Saint-Denis is a suburb that lies just north of the city of Paris and is easily accessible by train, metro, or bus. In my opinion, it is much more similar to New York City or Boston or major cities in the United States than Paris simply because it is much more diverse (socioeconomically, culturally, etc.) and more down-to-earth than the almost-too-beautiful, bourgeois, tourist-filled streets of the French capital. We took the metro there from the center of Paris and were pleasantly surprised by a lively, clamoring street market is present every day in Saint-Denis. Full of shouting vendors, Parisians looking for cheap produce, stands of 5-euro watches and 20-euro fake leather jackets, Muslim women wearing hijabs, men with full beards wearing loose lightweight matching shirts and pants in brightly-colored patterned fabrics...it was so refreshing!Now, who was Saint Denis? He was one of the people who tried to evangelize France. He was sentenced to death by beheading. There is a legend that Saint Denis, after being beheaded, picked up his own head, and survived long enough to walk to the place where he wan
ted to be buried...the current location of the Basilica of Saint-Denis.On the outside front wall of the basilica, there is a stone placard that reads: "En cette eglise le mardi 13 September 1479 Jeanne d'Arc blessée devant Paris en hommage a St.-Denis offrit ses armes." Which translates to English as: "In this church, on Tuesday, September 13, 1479, Joan of Arc, injured outside of Paris, offered her services to Saint Denis."
The outside of the basilica is unfortunately very dirty, as you can see from the first picture. The state doesn't have enough money to fund restoration of all of the historical buildings and places in France, and unfortunately, Saint Denis doesn't make enough of its own revenue through tours, souvenir shop sales, etc., to keep the building maintained. Therefore, you see that the outer walls are filthy, and the windows very dirty, as well. However, the inside is absolutely stunning. The colorful stained glass windows, the varying styles of architecture behind the transept of the basilica (showing how changes over time affected the style of the additions to the basilica)...it was all very beautiful. Here are some pictures to give you an idea:

But th
e best part of the basilica is that all the kings of France are buried HERE. Think about how much history that is in ONE place! The bodies are in their ornate stone tombs within the basilica or their tombs are within the basilica and their bodies are underneath the floor in the crypt. Whether the tombs we
re above or below ground, they were all quite creepy and somewhat unsettling. The stone tombs have likenesses of the people that are enterred within them. The older ones all look very rudementary and relatively cartoon-like and impersonal. However, as the tombs get younger and younger, the likenesses become more realistic and detailed, and some of them, even gruesome.
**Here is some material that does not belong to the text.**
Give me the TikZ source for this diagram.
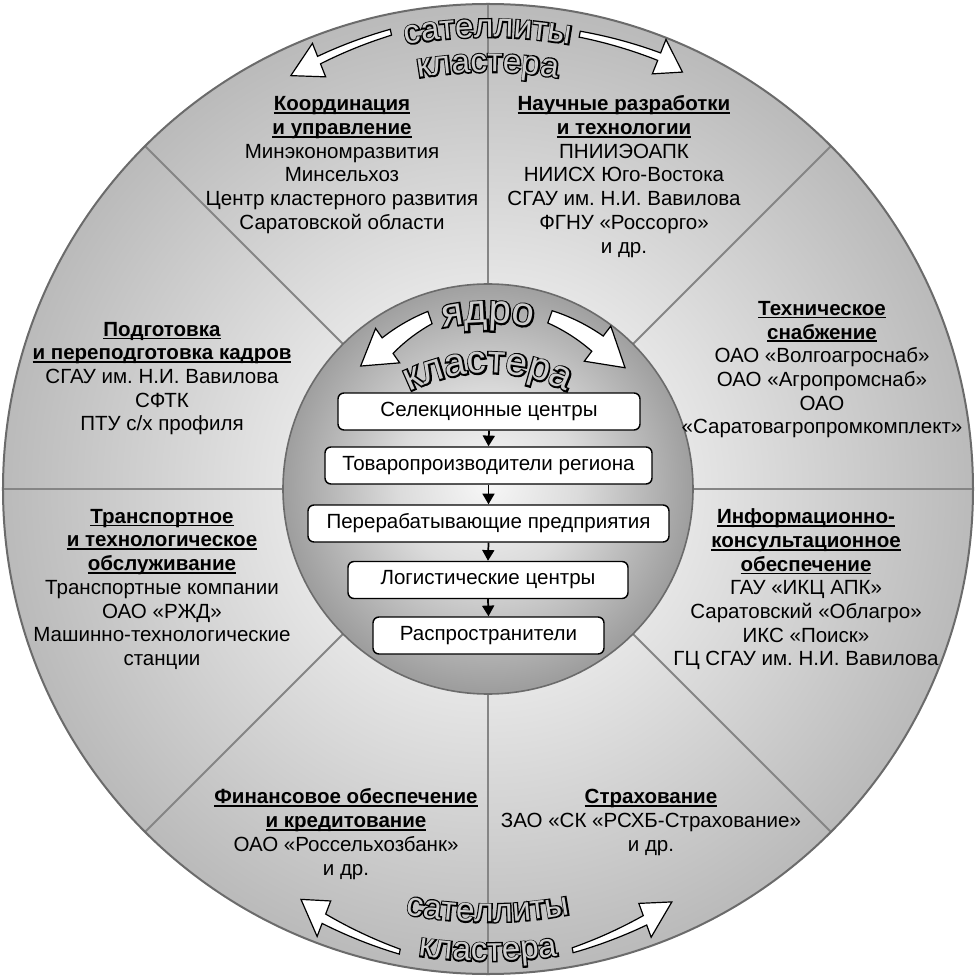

The part that I loved the most was the crypt...although when I first got down there I was super creeped out and seriously considered returning upstairs to ask someone to come and look around with me. It's not that it's poorly lighted or anything, but it smells weird, and well, there are lots of
dead people buried down there. It was absolutely amazing. So amazing, in fact, that I ended up spending WAY too much time down there and was late to meet the rest of my group.While I was down there, I discovered something that almost made me shout down in the crypts because I was so excited. During my junior year of high school, I did research about Louis XVII, the son of the king that was beheaded during the French Revolution. I learned that there was a legend/myth/piece of history that says that this very very young prince was rescued from imprisonment and eventual beheading/death by someone who disguised him and raised him elsewhere. Since then, there have been all sorts of claims that he survived. However, they later found a heart that is supposedly his. And guess where that heart is? Yeah. It's in small ornate glass jar with gold-leaf detailing in the crypt of the freaking Basilica of Saint-Denis. I freaking stumbled upon that thing. Paris is ridiculous. France is crazy. I love it.
It was really interesting to see another part of France that isn't all fine wine, $200 high heels, good cheese, expensive cafés, famous bookstores, artisan bread, aaaaaand only caucasian people. I feel that in general our group has been prone to acting and feeling as if France is some fake fairyland place that we see in movies and that even when we're in the country, we're so outside of the society that people feel comfortable being ridiculously loud and ostentatious. I think that seeing other parts of France and experiencing different cultures and environments will be a good way for all of us to learn that France isn't just la vie en rose through the eyes of Amélie.